Afin de rassurer les parents d’élèves de troisième, Luc Chatel leur envoie ces jours-ci un courrier pour leur rappeler les trois objectifs de la réforme : “mieux orienter chaque lycéen, mieux l’accompagner dans son parcours scolaire et adapter le lycée à son époque.” En décembre 2008, La PEEP(parents d’élèves), avait exprimé sa déception face au retrait de la réforme du lycée présentée par Xavier Darcos et qui avait entraîné de nombreuses manifestations l’an dernier. Elle approuve aujourd’hui « des mesures qui offrent des perspectives intéressantes pour les lycéens sans alourdir leurs emplois du temps déjà conséquents. » Elle regrette cependant que la réforme du lycée « occulte la refonte nécessaire de l’évaluation des lycéens tout au long de leur parcours, dans le cadre d’une nouvelle organisation des épreuves du baccalauréat.  »

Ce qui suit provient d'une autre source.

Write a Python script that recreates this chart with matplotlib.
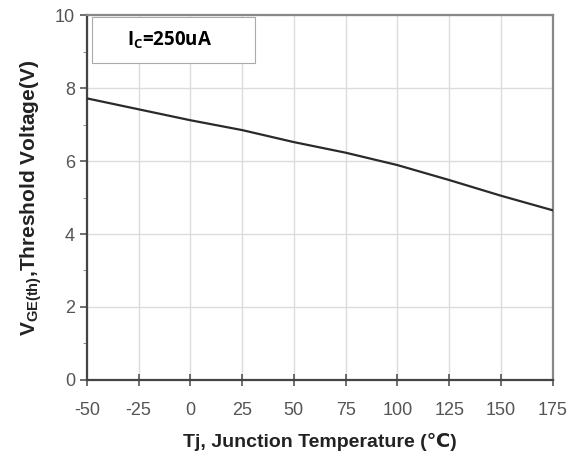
import matplotlib
matplotlib.use("Agg")
import matplotlib.pyplot as plt
from matplotlib.ticker import MultipleLocator
from matplotlib.patches import Rectangle

temp = [-50, -25, 0, 25, 50, 75, 100, 125, 150, 175]
vth = [7.72, 7.42, 7.12, 6.85, 6.52, 6.23, 5.89, 5.48, 5.05, 4.65]
xticks = [-50, -25, 0, 25, 50, 75, 100, 125, 150, 175]
yticks = [0, 2, 4, 6, 8, 10]

plt.rcParams['font.family'] = ['Liberation Sans', 'DejaVu Sans']
plt.rcParams['axes.unicode_minus'] = False
plt.rcParams['mathtext.fontset'] = 'custom'
plt.rcParams['mathtext.bf'] = 'Liberation Sans:bold'
plt.rcParams['mathtext.rm'] = 'Liberation Sans'

fig = plt.figure(figsize=(5.71, 4.61), dpi=100)
ax = fig.add_axes([0.152, 0.176, 0.816, 0.791])

ax.plot(temp, vth, color="#2a2a2a", lw=1.6, zorder=3)

ax.set_xlim(-50, 175)
ax.set_ylim(0, 10)
ax.set_xticks(xticks)
ax.set_yticks(yticks)
ax.yaxis.set_minor_locator(MultipleLocator(1))
ax.grid(True, which="major", color="#dcdcdc", lw=1)
ax.tick_params(axis="both", which="major", labelsize=13, labelcolor="#555555",
               color="#555555", length=5, width=1.2)
ax.tick_params(axis="y", which="minor", length=3, color="#777777")
ax.tick_params(axis="x", direction="inout", length=8, pad=12)

for s in ["left", "bottom"]:
    ax.spines[s].set_color("#444444")
    ax.spines[s].set_linewidth(1.6)
for s in ["top", "right"]:
    ax.spines[s].set_color("#888888")
    ax.spines[s].set_linewidth(1.6)

ax.set_xlabel("Tj, Junction Temperature (\u2103)", fontsize=14, fontweight="bold",
              color="#222222", labelpad=10)
ax.set_ylabel(r"$\mathbf{V_{GE(th)}}$,Threshold Voltage(V)", fontsize=15,
              fontweight="bold", color="#222222", labelpad=8)

ax.add_patch(Rectangle((0.011, 0.868), 0.349, 0.128, transform=ax.transAxes,
                       fc="white", ec="#aaaaaa", lw=0.8, zorder=4))
ax.text(0.178, 0.932, r"I$_\mathregular{C}$=250uA", transform=ax.transAxes,
        fontsize=13.5, fontweight="bold", family="Open Sans", ha="center", va="center",
        zorder=5)

fig.savefig("out.png", dpi=100)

La FCPE (parents d’élèves, majoritaires à Gardanne), elle, ne suit pas les enseignants sur l’accompagnement personnalisé : « le décret dit clairement que ça se fera à effectifs réduits, constate Patrick Flory, président de la FCPE 13. Après, ce sera l’établissement, avec le conseil pédagogique, qui fera le choix. On ne plébiscite pas cette réforme. On prend note des avancées, comme le début de rééquilibrage entre les séries ou le développement du tronc commun en première. Mais il y a des risques, comme les suppressions de postes et la formation des enseignants. »

Celle-ci est en effet concernée par la réforme : la suppression de l’année de stage, remplacée par une cinquième année d’études, va envoyer devant des élèves de jeunes enseignants sans aucune préparation pédagogique. « Et ceux qui échoueront au concours constitueront un vivier d’enseignants précaires dans lequel le ministère pourra puiser,  » selon Francis Villeneuve, enseignant au lycée Fourcade. Et ça, ce n’est franchement pas rassurant : on sait ce qu’il advient des réformes sans moyens.

Que dit la réforme ?

La réforme des lycées devrait être mise en oeuvre par Luc Chatel pour la rentrée 2010 et doit s’étaler sur trois ans. La classe de seconde sera la première concernée avec la création d’un accompagnement personnalisé de deux heures par semaine, deux enseignements d’exploration de 1h30 par semaine chacun, dont au moins un concerne l’économie, des stages de remise à niveau (sans doute pendant les vacances) pour éviter les redoublements, un tutorat pour l’orientation et des groupes de compétences en langues vivantes.

Cette réforme se fait sans alourdir l’emploi du temps. Les heures d’accompagnement personnalisé remplacent des demi-heures de modules de français et d’histoire-géographie et l’heure d’aide individualisée en français et en maths. En première, la réforme mettra en place 15h par semaine d’enseignements communs aux filières S, ES et L.